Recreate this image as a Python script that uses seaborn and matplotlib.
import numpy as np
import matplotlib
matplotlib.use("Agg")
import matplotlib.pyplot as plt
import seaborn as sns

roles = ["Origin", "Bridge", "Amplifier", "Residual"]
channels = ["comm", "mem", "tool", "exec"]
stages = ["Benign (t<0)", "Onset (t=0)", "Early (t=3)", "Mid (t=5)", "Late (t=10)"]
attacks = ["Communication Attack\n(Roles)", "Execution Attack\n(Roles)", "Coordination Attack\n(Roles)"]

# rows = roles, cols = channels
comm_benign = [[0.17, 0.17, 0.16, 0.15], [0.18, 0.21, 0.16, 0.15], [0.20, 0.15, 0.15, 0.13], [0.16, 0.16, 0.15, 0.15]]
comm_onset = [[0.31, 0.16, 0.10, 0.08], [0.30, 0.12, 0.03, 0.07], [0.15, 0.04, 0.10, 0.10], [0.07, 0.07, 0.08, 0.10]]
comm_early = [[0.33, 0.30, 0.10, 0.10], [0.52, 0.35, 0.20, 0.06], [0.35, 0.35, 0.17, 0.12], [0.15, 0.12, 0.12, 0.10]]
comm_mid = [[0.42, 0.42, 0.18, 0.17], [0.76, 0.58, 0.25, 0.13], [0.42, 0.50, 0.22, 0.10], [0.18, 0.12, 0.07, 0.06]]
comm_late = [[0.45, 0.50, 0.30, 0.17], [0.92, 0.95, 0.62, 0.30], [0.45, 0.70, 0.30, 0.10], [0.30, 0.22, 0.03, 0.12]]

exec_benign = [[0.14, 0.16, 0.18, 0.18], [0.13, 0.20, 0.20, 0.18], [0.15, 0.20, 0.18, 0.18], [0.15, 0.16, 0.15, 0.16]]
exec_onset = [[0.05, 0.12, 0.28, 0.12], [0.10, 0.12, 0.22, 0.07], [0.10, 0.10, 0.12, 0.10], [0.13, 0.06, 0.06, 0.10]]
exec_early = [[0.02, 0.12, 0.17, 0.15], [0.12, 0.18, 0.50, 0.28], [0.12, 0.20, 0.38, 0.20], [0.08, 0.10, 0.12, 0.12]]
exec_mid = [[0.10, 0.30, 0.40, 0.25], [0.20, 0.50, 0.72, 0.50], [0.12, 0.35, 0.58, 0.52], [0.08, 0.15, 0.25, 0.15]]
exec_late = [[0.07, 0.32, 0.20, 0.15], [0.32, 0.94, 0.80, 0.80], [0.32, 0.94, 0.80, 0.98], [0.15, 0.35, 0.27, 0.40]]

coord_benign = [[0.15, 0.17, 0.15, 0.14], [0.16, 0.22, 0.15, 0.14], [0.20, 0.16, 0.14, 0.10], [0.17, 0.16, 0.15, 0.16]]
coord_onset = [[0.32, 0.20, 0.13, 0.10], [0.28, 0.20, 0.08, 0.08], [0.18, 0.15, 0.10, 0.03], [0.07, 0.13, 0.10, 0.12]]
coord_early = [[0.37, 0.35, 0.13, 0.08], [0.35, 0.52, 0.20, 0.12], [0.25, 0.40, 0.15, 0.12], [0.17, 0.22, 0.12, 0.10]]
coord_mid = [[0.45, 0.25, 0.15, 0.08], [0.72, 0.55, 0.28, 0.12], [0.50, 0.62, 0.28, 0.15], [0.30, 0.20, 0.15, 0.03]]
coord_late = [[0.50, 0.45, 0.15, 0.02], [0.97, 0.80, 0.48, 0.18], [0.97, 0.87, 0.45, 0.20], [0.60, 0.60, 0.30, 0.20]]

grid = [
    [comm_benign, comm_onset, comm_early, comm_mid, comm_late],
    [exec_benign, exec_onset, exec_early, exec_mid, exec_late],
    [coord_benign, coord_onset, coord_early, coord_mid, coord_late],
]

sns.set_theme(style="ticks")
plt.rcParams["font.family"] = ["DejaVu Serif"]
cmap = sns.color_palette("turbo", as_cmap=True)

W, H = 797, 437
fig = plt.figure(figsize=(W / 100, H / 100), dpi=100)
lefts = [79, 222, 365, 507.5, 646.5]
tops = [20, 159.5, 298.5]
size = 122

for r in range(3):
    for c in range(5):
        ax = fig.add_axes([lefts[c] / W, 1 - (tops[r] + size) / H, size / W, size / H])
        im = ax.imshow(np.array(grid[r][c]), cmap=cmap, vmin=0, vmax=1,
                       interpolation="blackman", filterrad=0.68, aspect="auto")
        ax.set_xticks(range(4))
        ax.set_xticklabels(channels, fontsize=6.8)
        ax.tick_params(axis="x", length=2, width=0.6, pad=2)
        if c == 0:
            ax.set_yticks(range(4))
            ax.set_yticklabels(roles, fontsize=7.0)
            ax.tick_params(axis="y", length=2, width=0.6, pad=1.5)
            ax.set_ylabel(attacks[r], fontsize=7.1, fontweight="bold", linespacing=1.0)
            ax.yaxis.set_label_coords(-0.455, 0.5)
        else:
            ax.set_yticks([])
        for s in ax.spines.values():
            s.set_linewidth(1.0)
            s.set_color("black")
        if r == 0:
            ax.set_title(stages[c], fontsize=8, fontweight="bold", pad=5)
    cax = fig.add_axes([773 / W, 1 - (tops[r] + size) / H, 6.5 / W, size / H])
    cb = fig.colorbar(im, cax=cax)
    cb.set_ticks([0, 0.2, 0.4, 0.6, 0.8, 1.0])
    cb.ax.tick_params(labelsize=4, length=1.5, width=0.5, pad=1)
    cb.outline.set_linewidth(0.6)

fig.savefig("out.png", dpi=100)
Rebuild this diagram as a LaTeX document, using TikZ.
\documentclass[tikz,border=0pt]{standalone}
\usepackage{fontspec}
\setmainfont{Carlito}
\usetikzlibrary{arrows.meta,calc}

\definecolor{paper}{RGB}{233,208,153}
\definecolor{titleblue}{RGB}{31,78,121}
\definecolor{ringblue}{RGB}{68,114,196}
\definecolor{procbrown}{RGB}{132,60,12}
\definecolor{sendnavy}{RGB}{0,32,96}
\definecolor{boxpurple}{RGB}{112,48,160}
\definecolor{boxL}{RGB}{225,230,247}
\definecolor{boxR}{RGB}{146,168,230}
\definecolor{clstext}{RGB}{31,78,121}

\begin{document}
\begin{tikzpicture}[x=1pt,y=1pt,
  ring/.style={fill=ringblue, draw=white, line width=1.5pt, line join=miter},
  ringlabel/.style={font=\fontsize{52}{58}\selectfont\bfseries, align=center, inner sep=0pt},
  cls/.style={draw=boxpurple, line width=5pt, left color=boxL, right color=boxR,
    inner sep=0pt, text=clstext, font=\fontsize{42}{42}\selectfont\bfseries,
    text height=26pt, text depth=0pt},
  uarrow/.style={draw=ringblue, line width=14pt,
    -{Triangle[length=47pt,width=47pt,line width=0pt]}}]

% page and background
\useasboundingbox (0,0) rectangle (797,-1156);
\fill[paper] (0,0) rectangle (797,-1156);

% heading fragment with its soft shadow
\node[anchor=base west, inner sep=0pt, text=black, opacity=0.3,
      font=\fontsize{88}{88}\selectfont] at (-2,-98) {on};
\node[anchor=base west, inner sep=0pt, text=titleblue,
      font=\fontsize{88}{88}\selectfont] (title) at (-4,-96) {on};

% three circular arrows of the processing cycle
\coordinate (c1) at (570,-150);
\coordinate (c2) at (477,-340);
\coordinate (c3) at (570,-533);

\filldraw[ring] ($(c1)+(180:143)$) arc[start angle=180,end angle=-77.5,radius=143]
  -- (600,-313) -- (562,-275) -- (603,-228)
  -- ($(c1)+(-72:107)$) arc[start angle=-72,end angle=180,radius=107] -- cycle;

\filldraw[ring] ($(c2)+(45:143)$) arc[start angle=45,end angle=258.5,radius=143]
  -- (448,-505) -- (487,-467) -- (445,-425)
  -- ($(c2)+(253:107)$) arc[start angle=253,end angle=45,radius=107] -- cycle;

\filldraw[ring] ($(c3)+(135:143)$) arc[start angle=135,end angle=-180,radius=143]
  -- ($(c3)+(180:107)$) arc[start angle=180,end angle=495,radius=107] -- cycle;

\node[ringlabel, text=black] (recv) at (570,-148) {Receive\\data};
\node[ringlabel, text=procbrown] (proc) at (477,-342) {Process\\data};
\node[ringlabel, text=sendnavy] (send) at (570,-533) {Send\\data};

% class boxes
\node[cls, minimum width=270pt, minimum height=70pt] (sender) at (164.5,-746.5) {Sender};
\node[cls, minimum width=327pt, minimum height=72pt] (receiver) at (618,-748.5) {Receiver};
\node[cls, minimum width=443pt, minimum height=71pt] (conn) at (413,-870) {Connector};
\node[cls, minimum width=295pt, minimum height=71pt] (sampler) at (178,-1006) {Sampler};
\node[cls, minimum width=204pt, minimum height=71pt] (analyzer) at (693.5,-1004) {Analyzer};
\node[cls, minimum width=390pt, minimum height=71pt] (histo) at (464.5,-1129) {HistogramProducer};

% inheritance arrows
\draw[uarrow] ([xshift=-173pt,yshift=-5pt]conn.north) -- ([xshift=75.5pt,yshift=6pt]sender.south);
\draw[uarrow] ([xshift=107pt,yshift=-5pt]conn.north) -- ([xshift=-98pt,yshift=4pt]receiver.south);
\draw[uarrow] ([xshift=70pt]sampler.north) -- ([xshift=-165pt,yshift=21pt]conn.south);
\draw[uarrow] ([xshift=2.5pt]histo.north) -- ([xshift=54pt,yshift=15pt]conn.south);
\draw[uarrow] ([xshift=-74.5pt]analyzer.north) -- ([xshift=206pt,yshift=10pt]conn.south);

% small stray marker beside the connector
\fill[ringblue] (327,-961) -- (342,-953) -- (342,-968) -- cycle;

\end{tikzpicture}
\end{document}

::::::::

Written task: From the first line of the data through the line with "import seaborn as sns", quote each line exactly and add nothing else.

Solution to this task:
Recreate this image as a Python script that uses seaborn and matplotlib.
import numpy as np
import matplotlib
matplotlib.use("Agg")
import matplotlib.pyplot as plt
import seaborn as sns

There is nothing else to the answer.